Introduction to Requirement Driven Testing Approach for Agile and Waterfall Methodology

Software testing is a process of finding defects to ensure that the system being developed meets the requirements. In most cases it is likely that some of the requirements are changed or become obsolete. Therefore it is very important to always work from requirement to select which test to execute. Quite often not all test cases are up to date. Working from requirement will ensure that the they are reviewed regularly. Existing requirement and test cases may be updated, removed or added during each review. Requirement Driven Testing (RDT) is project methodology independent test approach that can be used in any project methodologies such as the Waterfall, Agile and SCRUM and focusses on the following:

1. Building business requirement list;
2. Requirement is used to select test case (s) and;
3. Report pass / fail on business requirements.

Building Requirement List

As the name suggests, RDT work is around building and refining requirements. The process continues through the project life cycle involving everyone in the team especially project owner, subject matter experts and / or application vendors.

RDT's success is based on the fact that without well defined and testable requirements, test executions became subjective and are based on unsubstantiated assumptions

Having an up to date and testable list of requirements will make testing process much easier and productive. It is important to keep reviewing existing requirement especially during the following activities:

1. Executing tests
2. Creating defects
3. Regression testing
4. Reviewing business requirement documentation
5. Retesting defects

Requirement is used to select test case (s) to execute

In most cases, the number of requirements will grow over time but it does not mean that the time required for testing will increase the same way. Priority classifications (High, Medium, Low) will be used to select what to test first and to manage time effectively. The priority classification also changes throughout the project life cycle as what is currently critical might not be the same in the following iteration (s). The classification can also change when defects are detected during testing.

Although it is not mandatory, in general RDT follows the following guidelines:

1. Each scenario should have at least one business requirement
2. Each business requirement should have at least one test case
3. A test case can be derived from business scenario
4. Each defect should have one requirement and test case
5. Each business requirement should have priority classification
6. Each defect should have severity classification
7. A separate test case should be created for each scenario

Report on Business Requirements

Closely coupled with the RDT approach is reporting on requirements. It focuses on providing up-to-date test results, test progress, test statistics in requirement term. The test reports can be as simple as manual update excel worksheet to a real-time online reports.

Imagine a business owner wants to know the progress of the software being developed, it makes more sense if there are 10 out of 100 requirements still not tested than 10 out of 100 test cases not tested. In other words, RDT emphasis on the "what" factor rather than the "how" factor.

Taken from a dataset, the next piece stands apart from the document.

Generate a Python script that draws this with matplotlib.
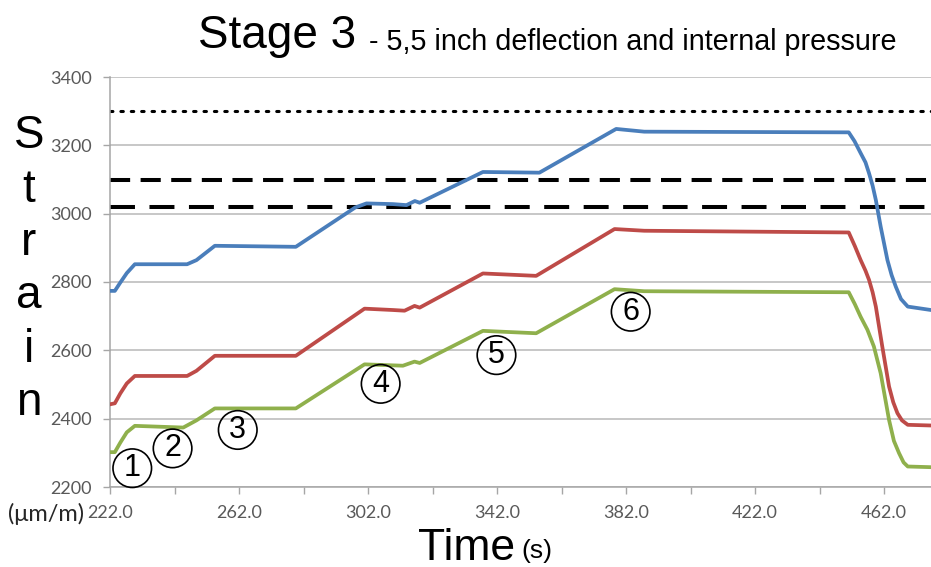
import matplotlib
matplotlib.use("Agg")
import matplotlib.pyplot as plt
from matplotlib.ticker import FixedLocator, FuncFormatter

# ---------------- data ----------------
blue_t = [222, 223.5, 225.1, 227.2, 229.7, 245.9, 248.8, 254.5, 279.6, 298.0, 301.5, 309.7,
          313.9, 316.5, 318.0, 337.6, 355.1, 378.9, 387.6, 451.0, 452.8, 454.7, 456.2, 457.3,
          458.4, 459.4, 460.9, 463.0, 464.3, 465.6, 467.2, 469.3, 476.5]
blue_v = [2774, 2774, 2797, 2826, 2852, 2852, 2864, 2906, 2903, 3018, 3030, 3028,
          3025, 3037, 3032, 3122, 3120, 3248, 3240, 3238, 3212, 3177, 3150, 3118,
          3082, 3040, 2962, 2864, 2820, 2786, 2750, 2728, 2718]

red_t = [222, 223.5, 225.2, 227.2, 229.7, 245.9, 248.8, 254.5, 279.6, 300.9, 309.7, 313.3,
         316.4, 318.0, 337.6, 354.1, 378.4, 387.6, 451.0, 452.9, 454.7, 456.2, 457.3, 458.4,
         459.4, 461.4, 463.5, 464.8, 466.1, 467.5, 469.3, 476.5]
red_v = [2442, 2445, 2474, 2503, 2525, 2525, 2540, 2584, 2584, 2722, 2718, 2716,
         2730, 2725, 2825, 2818, 2955, 2950, 2945, 2905, 2864, 2833, 2806, 2770,
         2728, 2611, 2494, 2448, 2416, 2395, 2382, 2380]

green_t = [222, 223.5, 225.2, 227.2, 229.7, 244.7, 248.8, 254.5, 279.6, 300.9, 312.8,
           316.4, 318.0, 337.6, 354.1, 378.4, 387.6, 451.0, 452.9, 454.7, 456.8, 458.8,
           460.9, 463.5, 465.0, 466.6, 468.0, 469.3, 476.5]
green_v = [2302, 2302, 2330, 2360, 2379, 2374, 2395, 2430, 2430, 2559, 2555,
           2567, 2563, 2657, 2650, 2779, 2773, 2770, 2735, 2698, 2660, 2611,
           2533, 2396, 2335, 2299, 2272, 2260, 2258]

limit_dotted = 3300
limit_dash_short = 3100
limit_dash_long = 3020

stage_labels = ["1", "2", "3", "4", "5", "6"]
stage_t = [228.9, 241.4, 261.6, 305.9, 341.8, 383.4]
stage_v = [2255, 2313, 2367, 2502, 2586, 2713]

x_major = [222, 262, 302, 342, 382, 422, 462]
x_minor = [242, 282, 322, 362, 402, 442]
y_ticks = [2200, 2400, 2600, 2800, 3000, 3200, 3400]

# ---------------- figure ----------------
W, H = 931, 567
fig = plt.figure(figsize=(W / 100, H / 100), dpi=100)
ax = fig.add_axes([110 / W, 1 - 487 / H, (W - 110) / W, (487 - 77) / H])

ax.set_xlim(222, 476.5)
ax.set_ylim(2200, 3400)

for yv in y_ticks:
    ax.axhline(yv, color="#b8b8b8", lw=1.1, zorder=0)

ax.axhline(limit_dotted, color="black", lw=2.2, ls=(0, (0.8, 2.6)), dash_capstyle="round", zorder=1)
ax.axhline(limit_dash_short, color="black", lw=2.9, ls=(0, (5.0, 2.6)), zorder=1)
ax.axhline(limit_dash_long, color="black", lw=2.9, ls=(0, (6.2, 3.6)), zorder=1)

ax.plot(blue_t, blue_v, color="#4a7ebb", lw=2.7, zorder=3, solid_joinstyle="round")
ax.plot(red_t, red_v, color="#be4b48", lw=2.7, zorder=3, solid_joinstyle="round")
ax.plot(green_t, green_v, color="#8fb04c", lw=2.7, zorder=3, solid_joinstyle="round")

for lab, t, v in zip(stage_labels, stage_t, stage_v):
    ax.text(t, v, lab, fontsize=22, family="Liberation Sans", ha="center", va="center",
            zorder=4,
            bbox=dict(boxstyle="circle,pad=0.14", fc="none", ec="black", lw=1.2))

for s in ["top", "right"]:
    ax.spines[s].set_visible(False)
for s in ["left", "bottom"]:
    ax.spines[s].set_color("#a6a6a6")
    ax.spines[s].set_linewidth(1.1)

ax.xaxis.set_major_locator(FixedLocator(x_major))
ax.xaxis.set_minor_locator(FixedLocator(x_minor))
ax.xaxis.set_major_formatter(FuncFormatter(lambda x, p: f"{x:.1f}"))
ax.yaxis.set_major_locator(FixedLocator(y_ticks))
ax.yaxis.set_major_formatter(FuncFormatter(lambda y, p: f"{int(y)}"))

ax.tick_params(axis="both", which="both", direction="out", length=5, width=1.0,
               color="#a6a6a6", labelcolor="#595959", labelsize=13)
ax.tick_params(axis="x", which="both", pad=8)
ax.tick_params(axis="y", pad=8)
for lbl in ax.get_xticklabels() + ax.get_yticklabels():
    lbl.set_family("Lato")

# titles
fig.text(198 / W, 1 - 48 / H, "Stage 3", fontsize=33, family="Liberation Sans",
         ha="left", va="baseline")
fig.text(369 / W, 1 - 50 / H, "- 5,5 inch deflection and internal pressure", fontsize=20.7,
         family="Liberation Sans", ha="left", va="baseline")

# vertical stacked y label
for i, ch in enumerate("Strain"):
    fig.text(29 / W, 1 - (148.3 + 53.3 * i) / H, ch, fontsize=33, family="Liberation Sans",
             ha="center", va="baseline")

fig.text(84 / W, 1 - 521 / H, "(\u03bcm/m)", fontsize=17, family="Lato", color="#262626",
         ha="right", va="baseline")

fig.text(418 / W, 1 - 559.5 / H, "Time", fontsize=32, family="Liberation Sans",
         ha="left", va="baseline")
fig.text(521 / W, 1 - 558 / H, "(s)", fontsize=19, family="Liberation Sans",
         ha="left", va="baseline")

fig.savefig("out.png", dpi=100)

The quality of reports depends on the quality of inputs that have been provided. It is very important to plan what information is to be included to produce different reports. Some of the useful reports for monitoring and managing progress are:

1. How many requirements without test case
2. How many test cases without requirement
3. How mane defects created without requirement and / or test case
4. How many scenarios without requirement


RDT is a test approach that focuses on building requirement list, use the list to prioritize test execution to manage time efficiently and report on requirement status. RDT is project methodology independent and can be used in Waterfall, Agile or SCRUM project methods.